* [Data lines]:
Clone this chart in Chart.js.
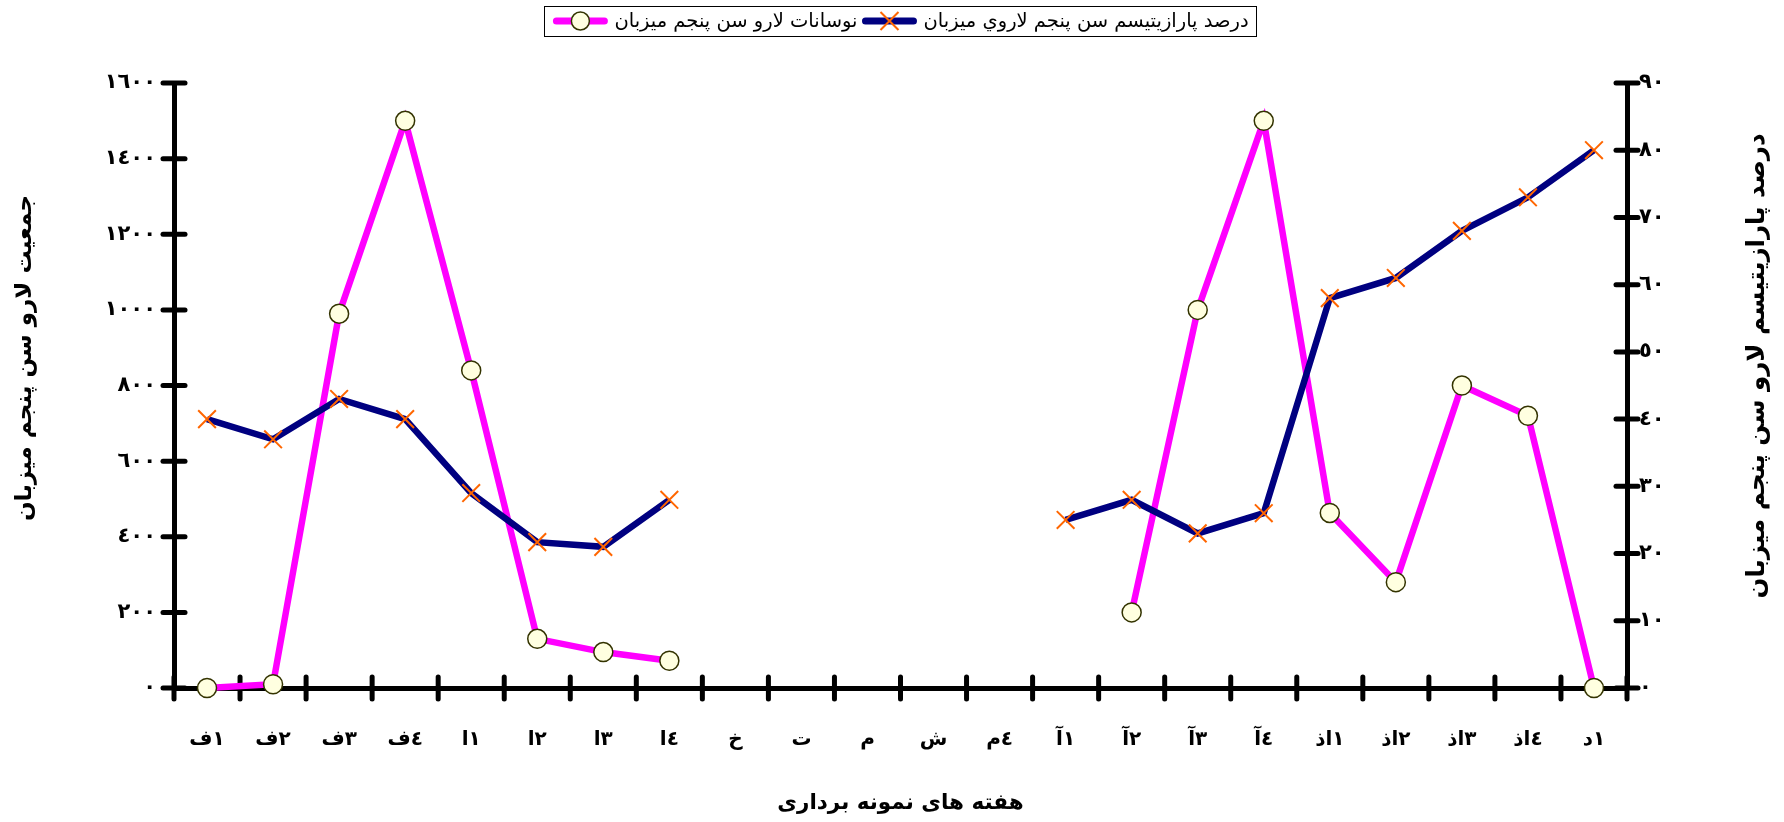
<!DOCTYPE html>
<html lang="fa">
<head>
  <meta charset="UTF-8">
  <title>نوسانات لارو سن پنجم ميزبان</title>
  <script src="https://cdn.jsdelivr.net/npm/chart.js"></script>
  <style>
    html, body { margin: 0; padding: 0; background: #fff; }
    .chart-container { width: 1784px; height: 822px; }
  </style>
</head>
<body>
  <div class="chart-container"><canvas id="chartCanvas"></canvas></div>

  <script>
    // هفته ها (ترتیب نمایش: حرف سمت چپ، عدد سمت راست)
    const weeks = ['ف١', 'ف٢', 'ف٣', 'ف٤', 'ا١', 'ا٢', 'ا٣', 'ا٤', 'خ', 'ت', 'م', 'ش', 'م٤',
      'آ١', 'آ٢', 'آ٣', 'آ٤', 'ذا١', 'ذا٢', 'ذا٣', 'ذا٤', 'د١'];

    // جمعیت لارو سن پنجم میزبان (محور چپ)
    const larvaPopulation = [0, 10, 990, 1500, 840, 130, 95, 72, null, null, null, null, null,
      null, 200, 1000, 1500, 463, 280, 800, 720, 0];

    // درصد پارازیتیسم (محور راست)
    const parasitism = [40, 37, 43, 40, 29, 21.7, 21, 28, null, null, null, null, null,
      25, 28, 23, 26, 58, 61, 68, 73, 80];

    const leftTickLabels = ['٠', '٢٠٠', '٤٠٠', '٦٠٠', '٨٠٠', '١٠٠٠', '١٢٠٠', '١٤٠٠', '١٦٠٠'];
    const rightTickLabels = ['٠', '١٠', '٢٠', '٣٠', '٤٠', '٥٠', '٦٠', '٧٠', '٨٠', '٩٠'];

    const larvaLabel = 'نوسانات لارو سن پنجم ميزبان';
    const parasitismLabel = 'درصد پارازيتيسم سن پنجم لاروي ميزبان';
    const leftTitle = 'جمعيت لارو سن پنجم ميزبان';
    const rightTitle = 'درصد پارازيتيسم لارو سن پنجم ميزبان';
    const xTitle = 'هفته های نمونه برداری';

    const FONT = '"DejaVu Sans", sans-serif';
    Chart.defaults.font.family = FONT;
    Chart.defaults.color = '#000';

    // keep visual order left-to-right (letter on the left, digit on the right)
    const ltr = s => Array.from(s).join('\u200E');

    function drawMarker(ctx, ds, x, y) {
      if (ds.pointStyle === 'circle') {
        ctx.beginPath();
        ctx.arc(x, y, 9, 0, Math.PI * 2);
        ctx.fillStyle = ds.pointBackgroundColor;
        ctx.fill();
        ctx.lineWidth = ds.pointBorderWidth;
        ctx.strokeStyle = ds.pointBorderColor;
        ctx.stroke();
      } else {
        const r = 9;
        ctx.beginPath();
        ctx.moveTo(x - r, y - r); ctx.lineTo(x + r, y + r);
        ctx.moveTo(x + r, y - r); ctx.lineTo(x - r, y + r);
        ctx.lineWidth = ds.pointBorderWidth;
        ctx.strokeStyle = ds.pointBorderColor;
        ctx.stroke();
      }
    }

    // legend in a framed box, marker = short line with point
    const legendBox = {
      id: 'legendBox',
      afterDraw(chart) {
        const ctx = chart.ctx;
        const area = chart.chartArea;
        ctx.save();
        ctx.font = '19.5px ' + FONT;
        const dsets = chart.data.datasets;
        const mw = 56, pad = 8, gap = 6, after = 4;
        const widths = dsets.map(d => ctx.measureText(d.label).width);
        let total = pad;
        widths.forEach(w => { total += mw + gap + w + after; });
        total += pad - after;
        let x = (area.left + area.right) / 2 - total / 2;
        const top = 6, h = 30, cy = top + h / 2;
        ctx.lineWidth = 1;
        ctx.strokeStyle = '#000';
        ctx.strokeRect(Math.round(x) + 0.5, top + 0.5, Math.round(total), h);
        x += pad;
        dsets.forEach((d, i) => {
          ctx.beginPath();
          ctx.moveTo(x + 4, cy);
          ctx.lineTo(x + mw - 4, cy);
          ctx.lineWidth = 7;
          ctx.lineCap = 'round';
          ctx.strokeStyle = d.borderColor;
          ctx.stroke();
          ctx.lineCap = 'butt';
          drawMarker(ctx, d, x + mw / 2, cy);
          x += mw + gap;
          ctx.fillStyle = '#000';
          ctx.textAlign = 'left';
          ctx.textBaseline = 'middle';
          ctx.fillText(d.label, x, cy + 1);
          x += widths[i] + after;
        });
        ctx.restore();
      }
    };

    // cross tick marks on all three axes
    const crossTicks = {
      id: 'crossTicks',
      beforeDatasetsDraw(chart) {
        const { ctx, scales: { x, y, y1 } } = chart;
        const L = 11;
        ctx.save();
        ctx.strokeStyle = '#000';
        ctx.lineWidth = 5;
        ctx.lineCap = 'round';
        const seg = (a, b, c, d) => { ctx.beginPath(); ctx.moveTo(a, b); ctx.lineTo(c, d); ctx.stroke(); };
        y.ticks.forEach(t => { const p = y.getPixelForValue(t.value); seg(y.right - L, p, y.right + L, p); });
        y1.ticks.forEach(t => { const p = y1.getPixelForValue(t.value); seg(y1.left - L, p, y1.left + L, p); });
        const step = x.getPixelForValue(1) - x.getPixelForValue(0);
        for (let i = 0; i <= weeks.length; i++) {
          const p = x.getPixelForValue(0) - step / 2 + i * step;
          seg(p, x.top - L, p, x.top + L);
        }
        ctx.restore();
      }
    };

    // axis titles (both vertical ones read bottom-to-top like the original)
    const axisTitles = {
      id: 'axisTitles',
      afterDraw(chart) {
        const ctx = chart.ctx;
        const area = chart.chartArea;
        ctx.save();
        ctx.fillStyle = '#000';
        ctx.textAlign = 'center';
        ctx.textBaseline = 'middle';
        [[25, 358, leftTitle, 23], [1758, 366, rightTitle, 24.5]].forEach(([tx, ty, txt, size]) => {
          ctx.save();
          ctx.font = 'bold ' + size + 'px ' + FONT;
          ctx.translate(tx, ty);
          ctx.rotate(-Math.PI / 2);
          ctx.fillText(txt, 0, 0);
          ctx.restore();
        });
        ctx.font = 'bold 21.5px ' + FONT;
        ctx.fillText(xTitle, (area.left + area.right) / 2, 803);
        ctx.restore();
      }
    };

    const ctx = document.getElementById('chartCanvas').getContext('2d');
    new Chart(ctx, {
      type: 'line',
      data: {
        labels: weeks.map(ltr),
        datasets: [
          {
            label: larvaLabel,
            data: larvaPopulation,
            yAxisID: 'y',
            borderColor: '#FF00FF',
            borderWidth: 6.5,
            pointStyle: 'circle',
            pointRadius: 9.5,
            pointBackgroundColor: '#FFFFE0',
            pointBorderColor: '#333300',
            pointBorderWidth: 1.5,
            tension: 0,
            clip: false,
            order: 2
          },
          {
            label: parasitismLabel,
            data: parasitism,
            yAxisID: 'y1',
            borderColor: '#000080',
            borderWidth: 6.5,
            pointStyle: 'crossRot',
            pointRadius: 12.5,
            pointBorderColor: '#FF6600',
            pointBorderWidth: 2,
            tension: 0,
            clip: false,
            order: 1
          }
        ]
      },
      options: {
        responsive: true,
        maintainAspectRatio: false,
        animation: false,
        layout: { padding: { top: 83, left: 0, right: 0, bottom: 0 } },
        plugins: {
          legend: { display: false },
          tooltip: { enabled: false }
        },
        scales: {
          x: {
            offset: true,
            grid: { display: false, drawTicks: false },
            border: { display: true, width: 5, color: '#000' },
            ticks: {
              padding: 40,
              maxRotation: 0,
              autoSkip: false,
              font: { size: 20, weight: 'bold' }
            },
            afterFit: s => { s.height = 134; }
          },
          y: {
            position: 'left',
            min: 0,
            max: 1600,
            grid: { display: false, drawTicks: false },
            border: { display: true, width: 5, color: '#000' },
            ticks: {
              stepSize: 200,
              padding: 18,
              font: { size: 21, weight: 'bold' },
              callback: (v, i) => leftTickLabels[i]
            },
            afterFit: s => { s.width = 174; }
          },
          y1: {
            position: 'right',
            min: 0,
            max: 90,
            grid: { display: false, drawTicks: false },
            border: { display: true, width: 5, color: '#000' },
            ticks: {
              stepSize: 10,
              padding: 12,
              font: { size: 21, weight: 'bold' },
              callback: (v, i) => rightTickLabels[i]
            },
            afterFit: s => { s.width = 157; }
          }
        }
      },
      plugins: [crossTicks, legendBox, axisTitles]
    });
  </script>
</body>
</html>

* [What is asked]: Give again, exactly, the lines from the start of the data through the one holding "const ltr = s"; omit the pictures.

* [The completed task]:
Clone this chart in Chart.js.
<!DOCTYPE html>
<html lang="fa">
<head>
  <meta charset="UTF-8">
  <title>نوسانات لارو سن پنجم ميزبان</title>
  <script src="https://cdn.jsdelivr.net/npm/chart.js"></script>
  <style>
    html, body { margin: 0; padding: 0; background: #fff; }
    .chart-container { width: 1784px; height: 822px; }
  </style>
</head>
<body>
  <div class="chart-container"><canvas id="chartCanvas"></canvas></div>

  <script>
    // هفته ها (ترتیب نمایش: حرف سمت چپ، عدد سمت راست)
    const weeks = ['ف١', 'ف٢', 'ف٣', 'ف٤', 'ا١', 'ا٢', 'ا٣', 'ا٤', 'خ', 'ت', 'م', 'ش', 'م٤',
      'آ١', 'آ٢', 'آ٣', 'آ٤', 'ذا١', 'ذا٢', 'ذا٣', 'ذا٤', 'د١'];

    // جمعیت لارو سن پنجم میزبان (محور چپ)
    const larvaPopulation = [0, 10, 990, 1500, 840, 130, 95, 72, null, null, null, null, null,
      null, 200, 1000, 1500, 463, 280, 800, 720, 0];

    // درصد پارازیتیسم (محور راست)
    const parasitism = [40, 37, 43, 40, 29, 21.7, 21, 28, null, null, null, null, null,
      25, 28, 23, 26, 58, 61, 68, 73, 80];

    const leftTickLabels = ['٠', '٢٠٠', '٤٠٠', '٦٠٠', '٨٠٠', '١٠٠٠', '١٢٠٠', '١٤٠٠', '١٦٠٠'];
    const rightTickLabels = ['٠', '١٠', '٢٠', '٣٠', '٤٠', '٥٠', '٦٠', '٧٠', '٨٠', '٩٠'];

    const larvaLabel = 'نوسانات لارو سن پنجم ميزبان';
    const parasitismLabel = 'درصد پارازيتيسم سن پنجم لاروي ميزبان';
    const leftTitle = 'جمعيت لارو سن پنجم ميزبان';
    const rightTitle = 'درصد پارازيتيسم لارو سن پنجم ميزبان';
    const xTitle = 'هفته های نمونه برداری';

    const FONT = '"DejaVu Sans", sans-serif';
    Chart.defaults.font.family = FONT;
    Chart.defaults.color = '#000';

    // keep visual order left-to-right (letter on the left, digit on the right)
    const ltr = s => Array.from(s).join('\u200E');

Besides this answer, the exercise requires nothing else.